During the birthday ceremony, I disconnected from my body. I started to feel myself losing control and leaving my body. My hearing felt distant and my vision was no longer mine. Images were not still, focused, or normal. The harder I tried to ground myself, the farther I floated away. It felt as though everything- light, sound, energy, spirit- in the room was coming at me all at once. I stood up and went to the bathroom to collapse on the floor. Later that night, I realized I had just started my period. I remembered Celinda’s words of warning. She had said that women should not participate in ceremony during moon time because all of the spirits will flock to them at this powerful time of their cycle. That would certainly explain what had literally knocked me off my feet at the birthday ceremony.
So, taking a critical perspective- how can I ever truly know that my experience was because of the spirits and my moon time or if it was all just a coincidence? Of course, I am more likely to embrace the meaningful interpretation of it because it provides significance to this overwhelming and frightening experience. The question becomes- would I have thought twice about the power of my moon time if I had passed out during a lecture or if I was in a movie theater? The interpretation becomes biased because I am analyzing my own experience within the context of ceremony and tradition.
These academic tools provide me with a lens in which to analyze and interpret my own experience. This is extremely helpful in many ways because the experiences themselves can be overwhelming, but at the end of it all- how can you truly interpret and analyze something you barely understand? The academic interpretation of such experiences may in some senses provide more clarity, but in other ways it detracts from the meaning of the raw spiritual experience. I find more clarity when I think of the context of ceremony and the human fascination with coincidences of the sacred because I can see how that directly applies to my experience. However, why do we always need to dissect and understand the things that happen to us? Can’t we just let the experiences be as they are at a certain point? Curiosity and desire to find the answers drives this analysis.

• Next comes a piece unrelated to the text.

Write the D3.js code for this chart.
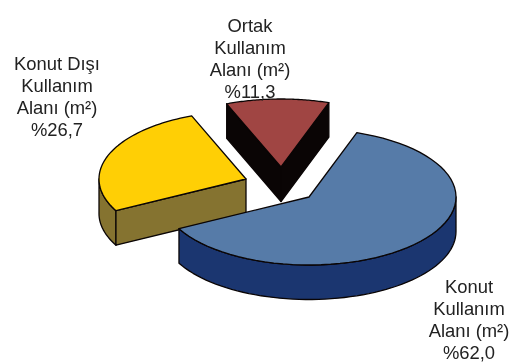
<!DOCTYPE html>
<html>
<head>
<meta charset="utf-8">
<script src="https://cdnjs.cloudflare.com/ajax/libs/d3/7.8.5/d3.min.js"></script>
<style>
  html, body { margin: 0; padding: 0; background: #fff; }
  svg { filter: blur(0.45px); }
  text { font-family: "Liberation Sans", Arial, sans-serif; font-size: 18.4px; fill: #222; text-anchor: middle; }
</style>
</head>
<body>
<div id="canvas"></div>
<script>
var categories = ['Konut Kullanım Alanı (m²)', 'Konut Dışı Kullanım Alanı (m²)', 'Ortak Kullanım Alanı (m²)'];
var shares = [62.0, 26.7, 11.3];
var shareLabels = ['%62,0', '%26,7', '%11,3'];
var labelLines = [['Konut', 'Kullanım', 'Alanı (m²)'], ['Konut Dışı', 'Kullanım', 'Alanı (m²)'], ['Ortak', 'Kullanım', 'Alanı (m²)']];
var topColors = ['#567ba8', '#ffcf05', '#a04543'];
var wallColors = ['#1b3670', '#857330', '#0a0505'];

var width = 518, height = 363;
var rx = 147, ry = 68, depth = 34.5;
var centers = [[309, 197], [246, 179], [281, 167]];
var labelPos = [[469, 293], [57, 70], [250, 32]];
var lineGap = 22;

var svg = d3.select('#canvas').append('svg')
  .attr('width', width)
  .attr('height', height)
  .style('display', 'block');

var startAngle = 19 * Math.PI / 180;
var arcs = d3.pie().sort(null)
  .startAngle(startAngle)
  .endAngle(startAngle + 2 * Math.PI)(shares);

var line = d3.line();

var rimPoint = function(c, a, drop) {
  return [c[0] + rx * Math.sin(a), c[1] - ry * Math.cos(a) + drop];
};

var rim = function(c, a0, a1, drop) {
  var n = 60, pts = [];
  for (var i = 0; i <= n; i++) pts.push(rimPoint(c, a0 + (a1 - a0) * i / n, drop));
  return pts;
};

var cutFace = function(g, c, a, fill) {
  var e = rimPoint(c, a, 0);
  g.append('path')
    .attr('d', line([c, e, [e[0], e[1] + depth], [c[0], c[1] + depth]]) + 'Z')
    .attr('fill', fill);
};

var drawSlice = function(i, faces) {
  var d = arcs[i], c = centers[i];
  var g = svg.append('g')
    .attr('stroke', '#0a0505')
    .attr('stroke-width', 1.3)
    .attr('stroke-linejoin', 'round');

  // outer wall, only the part facing the viewer (90 to 270 degrees)
  var a0 = Math.max(d.startAngle, Math.PI / 2);
  var a1 = Math.min(d.endAngle, 3 * Math.PI / 2);
  if (a0 < a1) {
    g.append('path')
      .attr('d', line(rim(c, a0, a1, 0).concat(rim(c, a1, a0, depth))) + 'Z')
      .attr('fill', wallColors[i]);
  }

  faces.forEach(function(a) { cutFace(g, c, a, wallColors[i]); });

  g.append('path')
    .attr('d', line([c].concat(rim(c, d.startAngle, d.endAngle, 0))) + 'Z')
    .attr('fill', topColors[i]);
};

// back slices first, blue goes over the others
drawSlice(2, [arcs[2].startAngle, arcs[2].endAngle]);
drawSlice(1, [arcs[1].startAngle]);
drawSlice(0, []);

labelLines.forEach(function(lines, i) {
  var t = svg.append('text').attr('aria-label', categories[i]);
  lines.concat([shareLabels[i]]).forEach(function(s, j) {
    t.append('tspan')
      .attr('x', labelPos[i][0])
      .attr('y', labelPos[i][1] + j * lineGap)
      .text(s);
  });
});
</script>
</body>
</html>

It reminds me of the story of the Four Rabbinim. In the story, the four rabbinim are carried by an angel into heaven and see the sacred Wheel of Ezekiel. In their descent back to Earth, one Rabbi loses his mind over the splendor he has seen and wanders frothing and mad until the end of his days. The second Rabbi was very cynical and said, “Oh, I just dreamed Ezekiel’s Wheel, that was all. Nothing really happened.” The third Rabbi carried on and on about what he had seen, for he was completely obsessed. He lectured about how it was constructed and what it all meant. The fourth Rabbi, who was a poet, took a paper in hand and a reed and sat near the window writing song after song praising the evening dove, his daughter in her cradle, and all the stars in the sky. And he lived his life, better than before.
This story highlights the range of reactions to spiritual encounters. If you treat your experience with too much wonder or too little, you will lose the message and significance of it. I don’t understand why I ended up on the bathroom floor during the birthday ceremony, but I can see many different angles of explanation. At the end of the day, I can only hope that this experience will allow me to praise the evening dove, my future daughter, and all the stars in the sky. And maybe I will take this experience and live my life, better than before.
Smith, Jonathan Z. “The Bare Facts of Ritual.” Imagining religion: from Babylon to Jonestown. Chicago: University of Chicago Press, 1982. 53-65. Print.